Operators and technicians on the pharma manufacturing floor are constantly responding to process changes as they occur in real-time. Unfortunately, data analysis on the manufacturing floor isn’t real-time, and it’s difficult to understand which of the many production parameters is driving variation in performance. Often a reduction in quality or yield occurs without being anticipated and without a clear reason manufacturing teams can point to. Significant off-line data crunching must be done by manufacturing data scientists to interrogate historical data in the hopes of deciphering the cause. This analysis is only valid for that one point in time, not for any future events that may occur with the same equipment or processes. That’s frustrating for operators as well as process science teams and has caused leading companies in the industry to look for a better way to perform real-time analytics.
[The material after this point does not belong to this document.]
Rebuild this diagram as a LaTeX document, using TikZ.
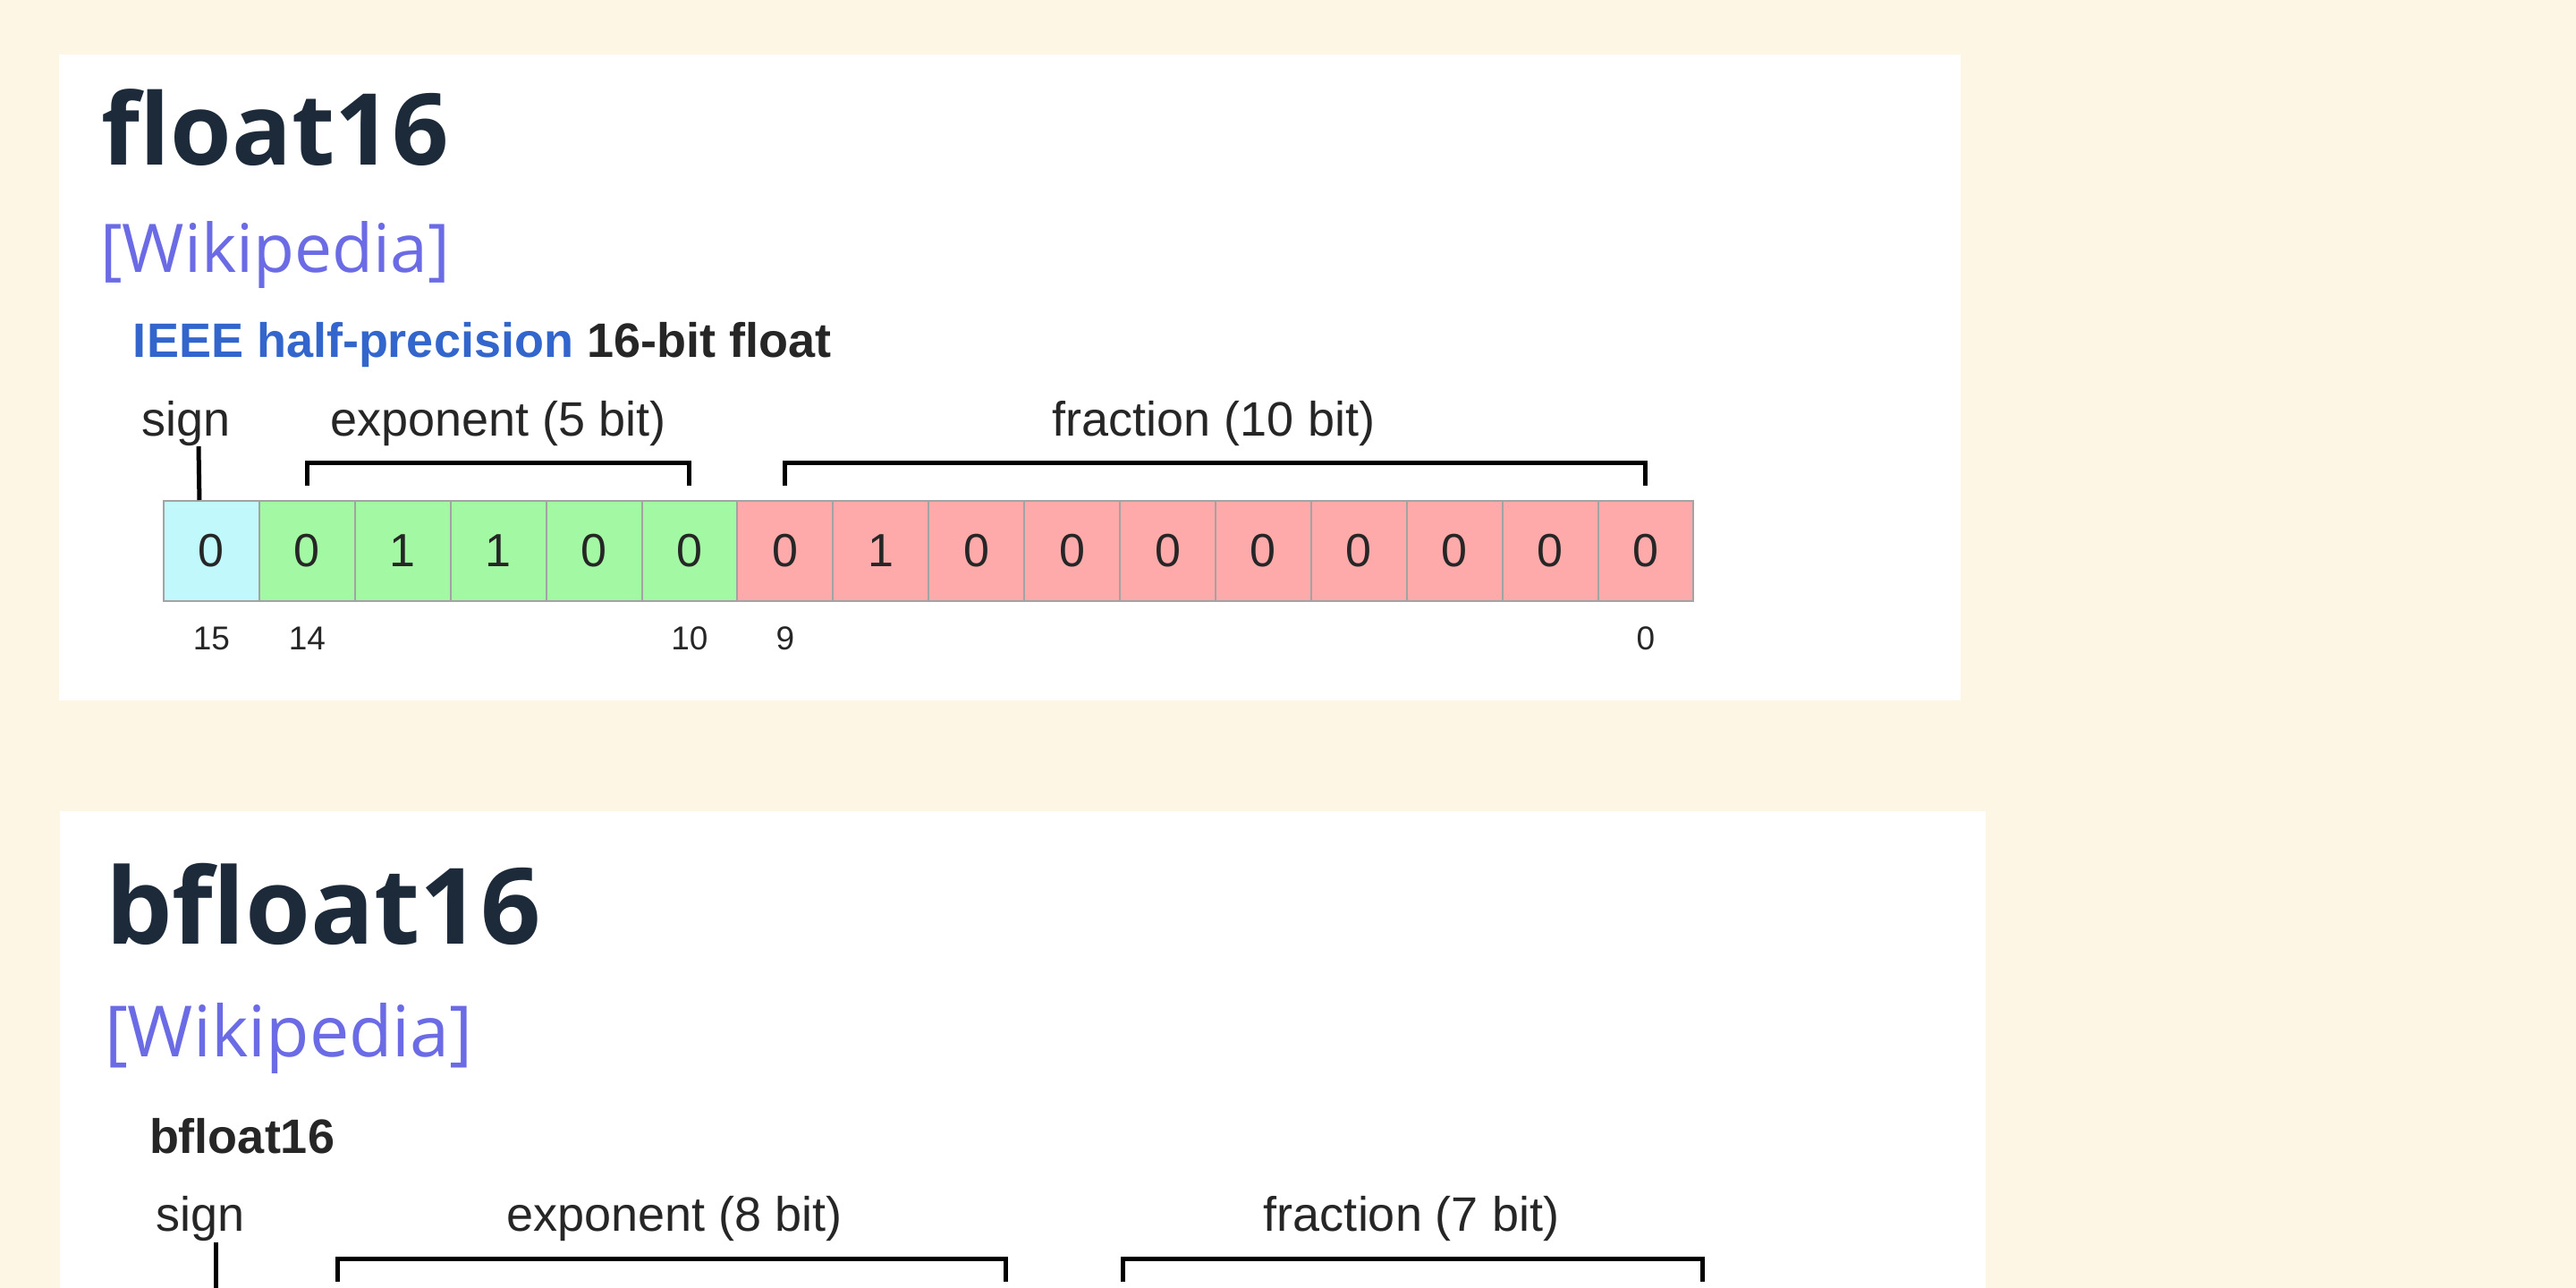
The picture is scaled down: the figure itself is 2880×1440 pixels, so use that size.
\documentclass[tikz,border=0pt]{standalone}
\usepackage{fontspec}
\setmainfont{Liberation Sans}
\newfontfamily\headfont{Open Sans}
\usetikzlibrary{positioning}

\definecolor{paper}{HTML}{FEF6E4}
\definecolor{titlec}{HTML}{1C2A3A}
\definecolor{wikic}{HTML}{6B6BE6}
\definecolor{ieeec}{HTML}{3366CC}
\definecolor{fieldtext}{HTML}{262626}
\definecolor{cellline}{HTML}{A3A3A3}
\definecolor{signc}{HTML}{C0F8FC}
\definecolor{expc}{HTML}{A3F8A3}
\definecolor{fracc}{HTML}{FFAAAA}

\begin{document}
\begin{tikzpicture}[
    x=0.1pt,
    y=-0.1pt,
    panel/.style={
        fill=white,
    },
    title/.style={
        anchor=base west,
        inner sep=0pt,
        text=titlec,
        font=\headfont\bfseries\fontsize{#1}{13}\selectfont,
    },
    wiki/.style={
        anchor=base west,
        inner sep=0pt,
        text=wikic,
        font=\headfont\fontsize{#1}{9}\selectfont,
    },
    heading/.style={
        anchor=base west,
        inner sep=0pt,
        text=fieldtext,
        font=\bfseries\fontsize{5.4}{6}\selectfont,
    },
    field/.style={
        anchor=base,
        inner sep=0pt,
        text=fieldtext,
        font=\fontsize{5.4}{6}\selectfont,
    },
    bitcell/.style={
        draw=cellline,
        line width=0.2pt,
        anchor=north west,
        minimum width=10.69pt,
        minimum height=11.2pt,
        inner sep=0pt,
        text=fieldtext,
        font=\fontsize{5.2}{6}\selectfont,
    },
    bitnum/.style={
        anchor=base,
        inner sep=0pt,
        text=fieldtext,
        font=\fontsize{3.7}{4}\selectfont,
    },
    bracket/.style={
        line width=0.5pt,
        line cap=butt,
    }
]
    % Background and panels
    \useasboundingbox (0,0) rectangle (2880,1440);
    \fill[paper] (0,0) rectangle (2880,1440);
    \fill[panel] (66,61) rectangle (2192,783);
    \fill[panel] (67,907) rectangle (2220,1440);

    % float16
    \node[title=11.1] (t16) at (112,185) {float16};
    \node[wiki=7.5] (w16) at (110,305) {[Wikipedia]};
    \node[heading] (h16) at (147,400) {\textcolor{ieeec}{IEEE half-precision} 16-bit float};

    % Cells
    \foreach \b/\c [count=\i from 0] in {0/signc, 0/expc, 1/expc, 1/expc, 0/expc, 0/expc,
        0/fracc, 1/fracc, 0/fracc, 0/fracc, 0/fracc, 0/fracc, 0/fracc, 0/fracc, 0/fracc, 0/fracc}
        \node[bitcell, fill=\c] (c\i) at ({182+\i*106.9},559) {\b};

    % Bit numbers
    \node[bitnum] at ([yshift=-5.35pt]c0.south) {15};
    \node[bitnum] at ([yshift=-5.35pt]c1.south) {14};
    \node[bitnum] at ([yshift=-5.35pt]c5.south) {10};
    \node[bitnum] at ([yshift=-5.35pt]c6.south) {9};
    \node[bitnum] at ([yshift=-5.35pt]c15.south) {0};

    % Field labels
    \node[field] (sgn16) at (208,487) {sign};
    \node[field] (exp16) at (557,487) {exponent (5 bit)};
    \node[field] (frac16) at (1357,487) {fraction (10 bit)};
    \coordinate (sgnline16) at (222,499);
    \draw[bracket] (sgnline16) -- ([xshift=-1.35pt]c0.north);
    \draw[bracket] ([yshift=1.6pt]c1.north) -- ([yshift=4.2pt]c1.north)
        -- ([yshift=4.2pt]c5.north) -- ([yshift=1.6pt]c5.north);
    \draw[bracket] ([yshift=1.6pt]c6.north) -- ([yshift=4.2pt]c6.north)
        -- ([yshift=4.2pt]c15.north) -- ([yshift=1.6pt]c15.north);

    % bfloat16
    \node[title=11.8] (tb16) at (116,1055) {bfloat16};
    \node[wiki=7.9] (wb16) at (115,1181) {[Wikipedia]};
    \node[heading] (hb16) at (165,1289) {bfloat16};

    % Field labels
    \node[field] (sgnb16) at (224,1376) {sign};
    \node[field] (expb16) at (754,1376) {exponent (8 bit)};
    \node[field] (fracb16) at (1578,1376) {fraction (7 bit)};
    \draw[bracket] (241.6,1389) -- (241.6,1440);
    \draw[bracket] (377,1433) -- (377,1407) -- (1124.5,1407) -- (1124.5,1433);
    \draw[bracket] (1255,1433) -- (1255,1407) -- (1903.6,1407) -- (1903.6,1433);
\end{tikzpicture}
\end{document}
Performing more sophisticated root cause analysis is more complex than it may first appear. Many pharma processes (especially in biologics manufacturing) aren’t fully characterized, with multiple different process parameters – pressure, temperature, mixing speeds, settling velocities, etc. – simultaneously impacting critical quality attributes (CQAs). These parameters also interact in complex ways with equipment in a multivariate fashion, meaning it’s often unclear how changing a parameter may be impacting output. All of this makes understanding and optimizing pharma manufacturing processes more complex, requiring advanced analytics tools to understand and characterize patterns in the data.Most often, manufacturing data scientists today understand these patterns using offline and bespoke models in Python, Matlab or R. However, it is difficult to connect these programs to regulated, real-time manufacturing systems. The offline data available is often redacted and summarized, meaning it’s rare for analysts to gain enough insight to optimize the process. Ideally, manufacturing data scientists would be able to build a live analysis based off the current reality—and not the data that was collected months or years ago. Such an approach also enables continuous models that run frequently and can provide fresh insight second-by-second using the most up-to-date data.
Orchestrating data for real-time analysis
SmartFactory Rx® bridges the gap between advanced analytics and real-time data systems. It supports dozens of modeling approaches – including machine learning (ML) techniques – to provide insights and suggestions for process improvement using live models. By linking directly to real-time systems, those live models support direct improvements to generate higher yields, optimize cycle times, and increase overall equipment effectiveness (OEE). The platform adopts a common approach using historical data to develop advanced models and analysis to provide immediate and actionable data about the process.
The SmartFactory Rx strategy engine orchestrates all the data and inputs that are coming in from the manufacturing floor and centralizes how that data is processed to be used within the analytics processing stack. There are typically multiple data sources/databases with a combination of time-based process data, equipment/maintenance data, and data about the batch – all of which can impact the CQA being addressed. Centralizing data creates a ‘single source of truth’ for analytics engines, building a unified picture of the process that includes all potential variables to be considered. That in turn allows for the full power of ML or other analytics models to be applied, allowing for more powerful insights.How challenger models can help achieve real-time continuous process improvement
Models created by SmartFactory Rx take the latest data and continually re-build, re-validate and re-test the current model to see if the inputs that went into that model still have the biggest impact – or if there are new parameters that are more relevant. If there are changes in the process, it also helps to identify whether the change was deliberate, or a matter of process drift. The model helps focus the user on the most critical parameters at the current moment in time: for instance, while five parameters may have been critical to quality when the model was created, there could now be five different, more impactful parameters to focus on.
Often, shifts in priority impacts may occur because – as the original parameters are optimized – the impact on the variability of the CQA(s) of interest is addressed and the impacts of other (previously less impactful) parameters can be more easily seen. Being able to see real-time impact of changes made to the process and show operators the new process parameters in real time allows continuous process improvement to take place.Making it practical for operators and technicians
The deployed model and inputs, as well as the challenger model framework, are monitored through a dashboard designed to simplify the results for users and provide real-time insight on the shop floor. As new models are automatically created, and performance is contrasted with a currently deployed version, the user will receive a notification when the challenger model shows improvement. Challenger model adoption can be automated so that over time, the system automatically evolves to match your changing process. SmartFactory Rx also creates an audit trail so changes to the model are tracked in terms of who made them, and previous versions of the models remain accessible.
Using SmartFactory Rx, when the operator on the floor sees a change in the process, they will be able to determine why it is happening and see recommended actions to take. Rather than realizing the yield is low and conducting a full after-the-fact investigation to find out why, this new generation of ‘learning’ tools allows operators to see real-time issues as well as key contributors that truly represent the critical few things to examine more closely. Operators get simple, timely information while data scientists have real-time data available for powerful in-depth analysis that can continuously evolve to meet the changing needs of the site. Such learning models, when deployed properly, drive significant and continuing improvements to yield, variability and process robustness.